In parallel, prepare a robust data breach response framework that accounts for the newly merged environment. Outline detection mechanisms, containment steps, notification obligations, and post-incident reviews, ensuring that teams across entities know their roles. Practice playbooks through simulated events that stress-test data flows, vendor interfaces, and incident communication channels. By exercising preparedness early, you minimize business disruption and demonstrate resilience to customers and regulators alike. A well-rehearsed plan is a critical pillar of trust when databases transition under a new corporate governance structure.
After establishing foundational controls, shift to continuous monitoring and improvement. Deploy analytics that flag anomalous access, unusual data exports, or deviations from retention schedules across the consolidated landscape. Review third-party risk posture on a regular cadence, adjusting due diligence requirements as the business expands or reorganizes. Use lessons from internal audits to tighten controls, close gaps in data lineage, and optimize consent management across jurisdictions. The objective is to maintain a dynamic privacy program that evolves with operations, technology, and regulatory expectations, ensuring that the merged entity remains compliant over time.

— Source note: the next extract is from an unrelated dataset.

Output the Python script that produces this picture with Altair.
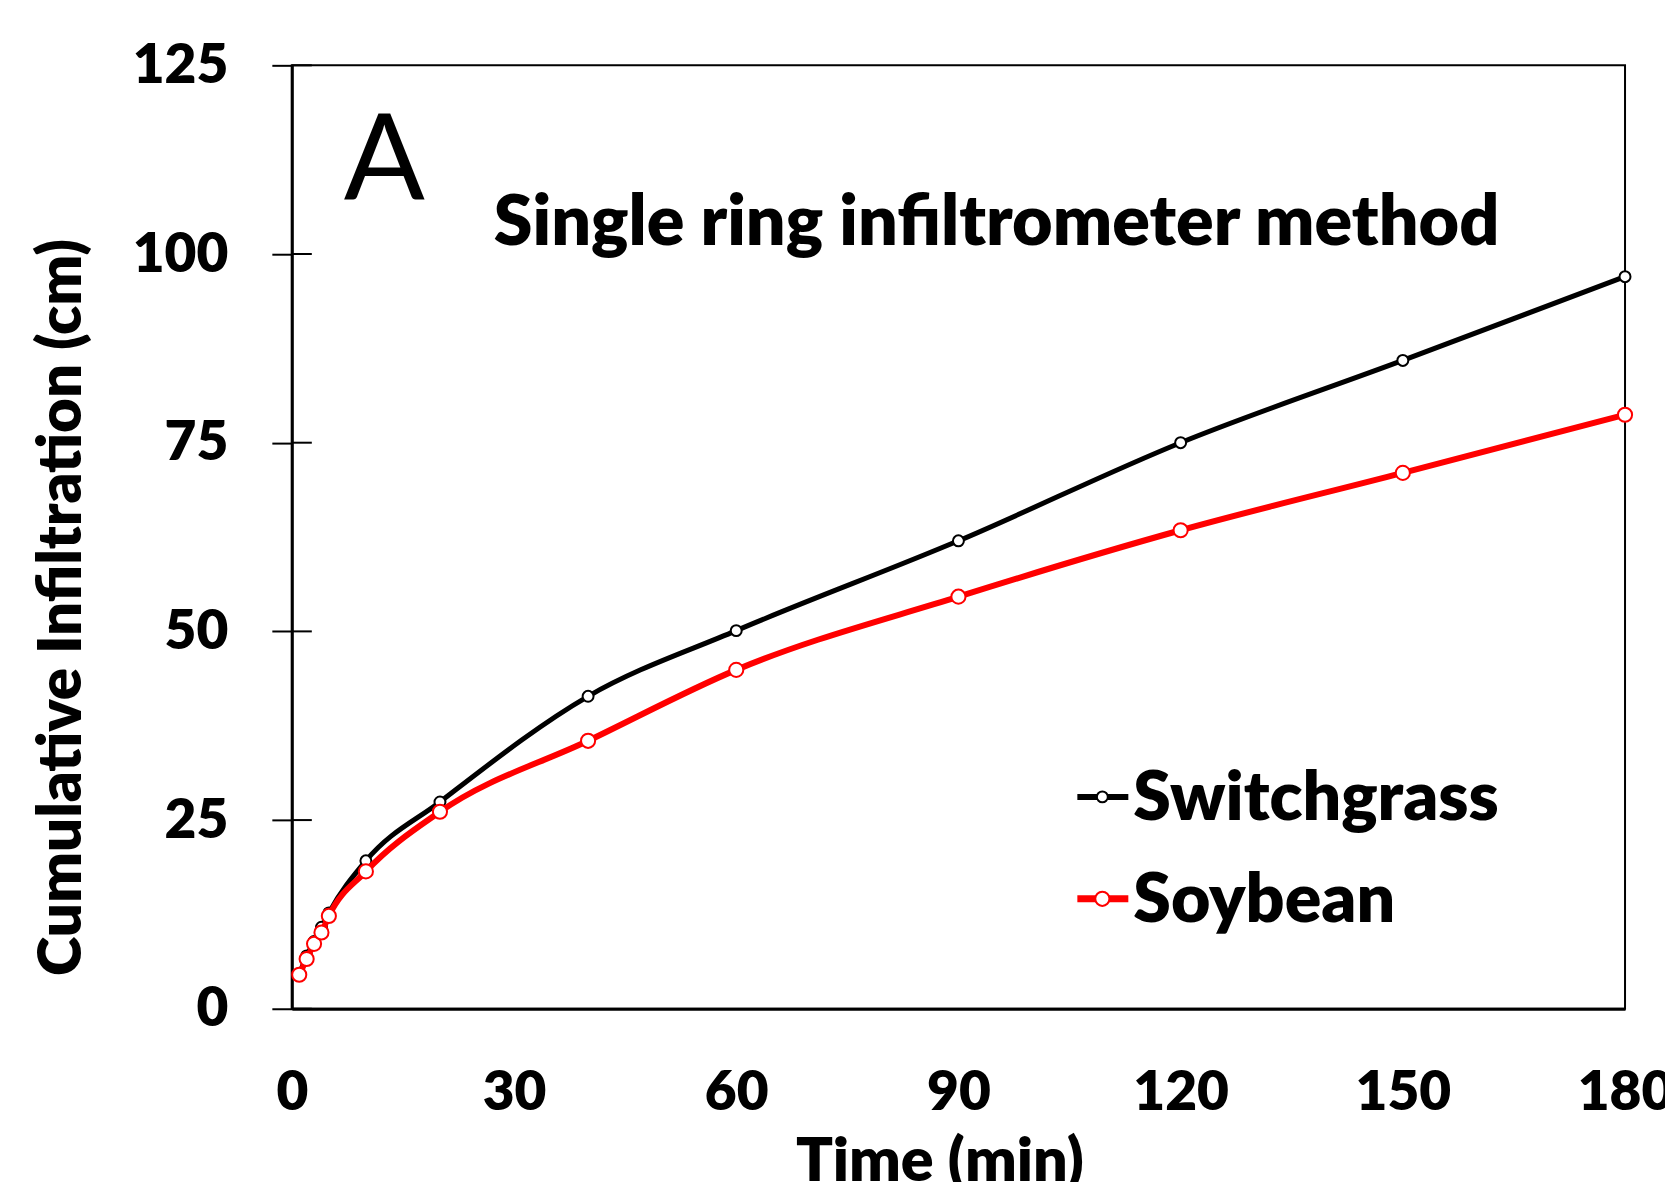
import altair as alt
import pandas as pd

time_min = [1, 2, 3, 4, 5, 10, 20, 40, 60, 90, 120, 150, 180]
switchgrass = [4.6, 7.0, 8.9, 10.8, 12.7, 19.6, 27.4, 41.4, 50.1, 62.0, 75.0, 85.9, 97.0]
soybean = [4.5, 6.6, 8.6, 10.1, 12.3, 18.2, 26.1, 35.5, 44.9, 54.6, 63.4, 71.0, 78.7]
series_names = ["Switchgrass", "Soybean"]
series_colors = ["#000000", "#ff0000"]
y_ticks = [0, 25, 50, 75, 100, 125]
x_ticks = [0, 30, 60, 90, 120, 150, 180]

df = pd.DataFrame({
    "t": time_min * 2,
    "v": switchgrass + soybean,
    "s": [series_names[0]] * len(time_min) + [series_names[1]] * len(time_min),
})
tick_df = pd.DataFrame({"v": y_ticks})
one = pd.DataFrame({"a": [0]})

W, H = 1334, 944
FONT = "Lato"
BOLD = 800

xs = alt.Scale(domain=[0, 180], nice=False)
ys = alt.Scale(domain=[0, 125], nice=False)

x_axis = alt.Axis(values=x_ticks, ticks=False, domainWidth=3, domainColor="black",
                  labelFont=FONT, labelFontSize=55, labelFontWeight=BOLD, labelColor="black",
                  labelPadding=58, labelFlush=False, grid=False,
                  title="Time (min)", titleFont=FONT, titleFontSize=61, titleFontWeight=BOLD,
                  titleColor="black", titleX=648, titleY=124, titleBaseline="top")
y_axis = alt.Axis(values=y_ticks, tickSize=20, tickWidth=2, tickColor="black",
                  domainWidth=3, domainColor="black",
                  labelFont=FONT, labelFontSize=55, labelFontWeight=BOLD, labelColor="black",
                  labelPadding=44, grid=False,
                  title="Cumulative Infiltration (cm)", titleFont=FONT, titleFontSize=60,
                  titleFontWeight=BOLD, titleColor="black", titleX=-198, titleY=542)

def series_layers(name, color, lw, msize):
    base = alt.Chart(df).transform_filter(alt.datum.s == name)
    line = base.mark_line(color=color, strokeWidth=lw, interpolate="monotone").encode(
        x=alt.X("t:Q", scale=xs, axis=x_axis), y=alt.Y("v:Q", scale=ys, axis=y_axis))
    pts = base.mark_point(shape="circle", filled=True, fill="white", stroke=color,
                          strokeWidth=2, size=msize, opacity=1).encode(
        x=alt.X("t:Q", scale=xs), y=alt.Y("v:Q", scale=ys))
    return [line, pts]

inner_ticks = alt.Chart(tick_df).mark_rule(color="black", strokeWidth=2).encode(
    x=alt.value(0), x2=alt.value(20), y=alt.Y("v:Q", scale=ys))

letter = alt.Chart(one).mark_text(text="A", font=FONT, fontSize=120, fontWeight="normal",
                                  align="left", baseline="alphabetic", color="black").encode(
    x=alt.value(52), y=alt.value(135))
subtitle = alt.Chart(one).mark_text(text="Single ring infiltrometer method", font=FONT,
                                    fontSize=70, fontWeight=BOLD, align="left",
                                    baseline="alphabetic", color="black").encode(
    x=alt.value(202), y=alt.value(180))

legend_layers = []
for name, color, ly, lw, ms in [(series_names[0], series_colors[0], 732, 5, 120),
                                (series_names[1], series_colors[1], 834, 6, 200)]:
    legend_layers.append(alt.Chart(one).mark_rule(color=color, strokeWidth=lw + 1).encode(
        x=alt.value(786), x2=alt.value(837), y=alt.value(ly)))
    legend_layers.append(alt.Chart(one).mark_point(shape="circle", filled=True, fill="white",
                                                   stroke=color, strokeWidth=2, size=ms,
                                                   opacity=1).encode(
        x=alt.value(811), y=alt.value(ly)))
    legend_layers.append(alt.Chart(one).mark_text(text=name, font=FONT, fontSize=68,
                                                  fontWeight=BOLD, align="left",
                                                  baseline="alphabetic", color="black").encode(
        x=alt.value(842), y=alt.value(ly + 23)))

layers = (series_layers(series_names[0], series_colors[0], 5, 120)
          + series_layers(series_names[1], series_colors[1], 6, 200)
          + [inner_ticks, letter, subtitle] + legend_layers)

chart = alt.layer(*layers).properties(
    width=W, height=H,
    autosize=alt.AutoSizeParams(type="none"),
    padding={"left": 284, "top": 57, "right": 40, "bottom": 200},
    background="white",
).configure_view(stroke="black", strokeWidth=2)

chart.save("out.html", embed_options={"renderer": "svg", "actions": False})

Finally, embed a scalable remediation tracker that ties risk findings to concrete actions with owners, due dates, and verification steps. Align this tracker with strategic milestones so privacy fixes accompany integration activities rather than lag behind them. Leverage automation to close repetitive gaps, such as misaligned data classifications or inconsistent retention settings, while preserving human oversight for complex decisions. By sustaining a disciplined, transparent remediation cadence, you create durable privacy safeguards that endure the stress of consolidation and enable responsible growth.